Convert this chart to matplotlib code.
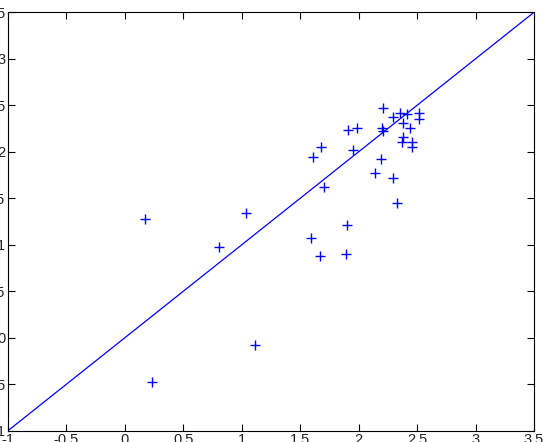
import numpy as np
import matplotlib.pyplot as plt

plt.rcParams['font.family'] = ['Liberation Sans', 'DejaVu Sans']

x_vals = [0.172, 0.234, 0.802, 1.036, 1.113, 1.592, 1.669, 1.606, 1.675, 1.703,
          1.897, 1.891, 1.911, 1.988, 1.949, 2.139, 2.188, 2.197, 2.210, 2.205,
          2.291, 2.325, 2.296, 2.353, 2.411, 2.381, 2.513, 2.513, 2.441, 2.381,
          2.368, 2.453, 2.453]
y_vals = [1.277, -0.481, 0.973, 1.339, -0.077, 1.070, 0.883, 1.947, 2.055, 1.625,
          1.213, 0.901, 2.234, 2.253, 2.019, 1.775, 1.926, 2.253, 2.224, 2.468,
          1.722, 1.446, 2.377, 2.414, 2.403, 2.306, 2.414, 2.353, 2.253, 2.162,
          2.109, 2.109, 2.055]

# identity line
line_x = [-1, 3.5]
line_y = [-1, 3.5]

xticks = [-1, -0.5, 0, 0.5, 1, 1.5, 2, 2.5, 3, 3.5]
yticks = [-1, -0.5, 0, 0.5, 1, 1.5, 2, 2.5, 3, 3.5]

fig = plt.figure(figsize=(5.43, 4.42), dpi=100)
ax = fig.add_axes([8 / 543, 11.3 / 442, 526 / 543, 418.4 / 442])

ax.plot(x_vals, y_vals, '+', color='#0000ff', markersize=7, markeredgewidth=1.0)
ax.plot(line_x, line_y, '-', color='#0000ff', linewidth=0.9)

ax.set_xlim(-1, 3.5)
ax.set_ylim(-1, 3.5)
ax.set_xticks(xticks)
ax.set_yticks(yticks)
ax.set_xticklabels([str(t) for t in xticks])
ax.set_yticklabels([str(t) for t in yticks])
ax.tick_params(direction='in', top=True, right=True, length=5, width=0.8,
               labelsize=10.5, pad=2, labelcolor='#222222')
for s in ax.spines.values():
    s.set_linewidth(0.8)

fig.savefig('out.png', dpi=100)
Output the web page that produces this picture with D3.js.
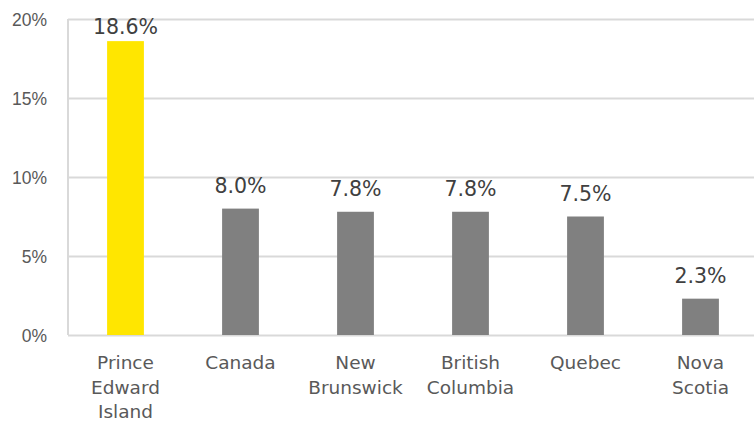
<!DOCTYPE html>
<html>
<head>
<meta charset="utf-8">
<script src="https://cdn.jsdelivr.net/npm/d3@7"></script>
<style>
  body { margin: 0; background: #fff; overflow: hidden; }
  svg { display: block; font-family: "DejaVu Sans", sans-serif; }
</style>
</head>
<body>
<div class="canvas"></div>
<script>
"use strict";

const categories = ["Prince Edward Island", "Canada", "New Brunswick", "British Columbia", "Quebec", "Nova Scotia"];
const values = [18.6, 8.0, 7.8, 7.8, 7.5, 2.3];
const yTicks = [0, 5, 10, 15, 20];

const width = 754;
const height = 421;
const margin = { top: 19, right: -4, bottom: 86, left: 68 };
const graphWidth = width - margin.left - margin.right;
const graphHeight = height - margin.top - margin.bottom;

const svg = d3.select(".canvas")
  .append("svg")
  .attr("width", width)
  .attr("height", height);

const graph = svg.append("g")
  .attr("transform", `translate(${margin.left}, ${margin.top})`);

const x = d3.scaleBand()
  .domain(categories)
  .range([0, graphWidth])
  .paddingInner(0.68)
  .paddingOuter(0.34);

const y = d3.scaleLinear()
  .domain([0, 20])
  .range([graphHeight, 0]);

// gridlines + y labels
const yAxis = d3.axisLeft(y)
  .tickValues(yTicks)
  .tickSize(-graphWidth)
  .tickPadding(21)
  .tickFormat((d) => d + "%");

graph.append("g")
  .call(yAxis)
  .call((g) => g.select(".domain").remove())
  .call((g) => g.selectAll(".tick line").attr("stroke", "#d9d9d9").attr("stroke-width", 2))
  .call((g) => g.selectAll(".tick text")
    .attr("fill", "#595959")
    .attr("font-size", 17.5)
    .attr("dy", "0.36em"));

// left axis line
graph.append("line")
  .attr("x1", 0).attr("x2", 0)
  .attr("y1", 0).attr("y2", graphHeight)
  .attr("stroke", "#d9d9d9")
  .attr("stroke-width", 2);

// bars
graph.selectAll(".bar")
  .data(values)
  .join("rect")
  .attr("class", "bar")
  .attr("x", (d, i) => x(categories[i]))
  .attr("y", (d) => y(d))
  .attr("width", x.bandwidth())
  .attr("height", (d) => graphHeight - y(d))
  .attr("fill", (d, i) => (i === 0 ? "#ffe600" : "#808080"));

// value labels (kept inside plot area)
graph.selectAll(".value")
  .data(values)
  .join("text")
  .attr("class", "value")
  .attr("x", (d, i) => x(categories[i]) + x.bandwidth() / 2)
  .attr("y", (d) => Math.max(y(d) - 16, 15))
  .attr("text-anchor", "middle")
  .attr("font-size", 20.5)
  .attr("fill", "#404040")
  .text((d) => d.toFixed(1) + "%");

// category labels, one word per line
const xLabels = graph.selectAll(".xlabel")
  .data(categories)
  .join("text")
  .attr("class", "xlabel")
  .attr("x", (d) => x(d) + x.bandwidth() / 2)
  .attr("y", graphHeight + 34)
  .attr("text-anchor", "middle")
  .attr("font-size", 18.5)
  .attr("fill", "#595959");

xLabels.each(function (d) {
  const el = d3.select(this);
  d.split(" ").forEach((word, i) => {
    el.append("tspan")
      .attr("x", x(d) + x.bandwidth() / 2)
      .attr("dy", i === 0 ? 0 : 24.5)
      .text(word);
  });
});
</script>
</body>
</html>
^^^^^^^^
- **PROBLEM TO WORK ON**
In your copy of the records, include no pictures; repeat everything else exactly.

- **TASK OUTPUT**
Convert this chart to matplotlib code.
import numpy as np
import matplotlib.pyplot as plt

plt.rcParams['font.family'] = ['Liberation Sans', 'DejaVu Sans']

x_vals = [0.172, 0.234, 0.802, 1.036, 1.113, 1.592, 1.669, 1.606, 1.675, 1.703,
          1.897, 1.891, 1.911, 1.988, 1.949, 2.139, 2.188, 2.197, 2.210, 2.205,
          2.291, 2.325, 2.296, 2.353, 2.411, 2.381, 2.513, 2.513, 2.441, 2.381,
          2.368, 2.453, 2.453]
y_vals = [1.277, -0.481, 0.973, 1.339, -0.077, 1.070, 0.883, 1.947, 2.055, 1.625,
          1.213, 0.901, 2.234, 2.253, 2.019, 1.775, 1.926, 2.253, 2.224, 2.468,
          1.722, 1.446, 2.377, 2.414, 2.403, 2.306, 2.414, 2.353, 2.253, 2.162,
          2.109, 2.109, 2.055]

# identity line
line_x = [-1, 3.5]
line_y = [-1, 3.5]

xticks = [-1, -0.5, 0, 0.5, 1, 1.5, 2, 2.5, 3, 3.5]
yticks = [-1, -0.5, 0, 0.5, 1, 1.5, 2, 2.5, 3, 3.5]

fig = plt.figure(figsize=(5.43, 4.42), dpi=100)
ax = fig.add_axes([8 / 543, 11.3 / 442, 526 / 543, 418.4 / 442])

ax.plot(x_vals, y_vals, '+', color='#0000ff', markersize=7, markeredgewidth=1.0)
ax.plot(line_x, line_y, '-', color='#0000ff', linewidth=0.9)

ax.set_xlim(-1, 3.5)
ax.set_ylim(-1, 3.5)
ax.set_xticks(xticks)
ax.set_yticks(yticks)
ax.set_xticklabels([str(t) for t in xticks])
ax.set_yticklabels([str(t) for t in yticks])
ax.tick_params(direction='in', top=True, right=True, length=5, width=0.8,
               labelsize=10.5, pad=2, labelcolor='#222222')
for s in ax.spines.values():
    s.set_linewidth(0.8)

fig.savefig('out.png', dpi=100)
Output the web page that produces this picture with D3.js.
<!DOCTYPE html>
<html>
<head>
<meta charset="utf-8">
<script src="https://cdn.jsdelivr.net/npm/d3@7"></script>
<style>
  body { margin: 0; background: #fff; overflow: hidden; }
  svg { display: block; font-family: "DejaVu Sans", sans-serif; }
</style>
</head>
<body>
<div class="canvas"></div>
<script>
"use strict";

const categories = ["Prince Edward Island", "Canada", "New Brunswick", "British Columbia", "Quebec", "Nova Scotia"];
const values = [18.6, 8.0, 7.8, 7.8, 7.5, 2.3];
const yTicks = [0, 5, 10, 15, 20];

const width = 754;
const height = 421;
const margin = { top: 19, right: -4, bottom: 86, left: 68 };
const graphWidth = width - margin.left - margin.right;
const graphHeight = height - margin.top - margin.bottom;

const svg = d3.select(".canvas")
  .append("svg")
  .attr("width", width)
  .attr("height", height);

const graph = svg.append("g")
  .attr("transform", `translate(${margin.left}, ${margin.top})`);

const x = d3.scaleBand()
  .domain(categories)
  .range([0, graphWidth])
  .paddingInner(0.68)
  .paddingOuter(0.34);

const y = d3.scaleLinear()
  .domain([0, 20])
  .range([graphHeight, 0]);

// gridlines + y labels
const yAxis = d3.axisLeft(y)
  .tickValues(yTicks)
  .tickSize(-graphWidth)
  .tickPadding(21)
  .tickFormat((d) => d + "%");

graph.append("g")
  .call(yAxis)
  .call((g) => g.select(".domain").remove())
  .call((g) => g.selectAll(".tick line").attr("stroke", "#d9d9d9").attr("stroke-width", 2))
  .call((g) => g.selectAll(".tick text")
    .attr("fill", "#595959")
    .attr("font-size", 17.5)
    .attr("dy", "0.36em"));

// left axis line
graph.append("line")
  .attr("x1", 0).attr("x2", 0)
  .attr("y1", 0).attr("y2", graphHeight)
  .attr("stroke", "#d9d9d9")
  .attr("stroke-width", 2);

// bars
graph.selectAll(".bar")
  .data(values)
  .join("rect")
  .attr("class", "bar")
  .attr("x", (d, i) => x(categories[i]))
  .attr("y", (d) => y(d))
  .attr("width", x.bandwidth())
  .attr("height", (d) => graphHeight - y(d))
  .attr("fill", (d, i) => (i === 0 ? "#ffe600" : "#808080"));

// value labels (kept inside plot area)
graph.selectAll(".value")
  .data(values)
  .join("text")
  .attr("class", "value")
  .attr("x", (d, i) => x(categories[i]) + x.bandwidth() / 2)
  .attr("y", (d) => Math.max(y(d) - 16, 15))
  .attr("text-anchor", "middle")
  .attr("font-size", 20.5)
  .attr("fill", "#404040")
  .text((d) => d.toFixed(1) + "%");

// category labels, one word per line
const xLabels = graph.selectAll(".xlabel")
  .data(categories)
  .join("text")
  .attr("class", "xlabel")
  .attr("x", (d) => x(d) + x.bandwidth() / 2)
  .attr("y", graphHeight + 34)
  .attr("text-anchor", "middle")
  .attr("font-size", 18.5)
  .attr("fill", "#595959");

xLabels.each(function (d) {
  const el = d3.select(this);
  d.split(" ").forEach((word, i) => {
    el.append("tspan")
      .attr("x", x(d) + x.bandwidth() / 2)
      .attr("dy", i === 0 ? 0 : 24.5)
      .text(word);
  });
});
</script>
</body>
</html>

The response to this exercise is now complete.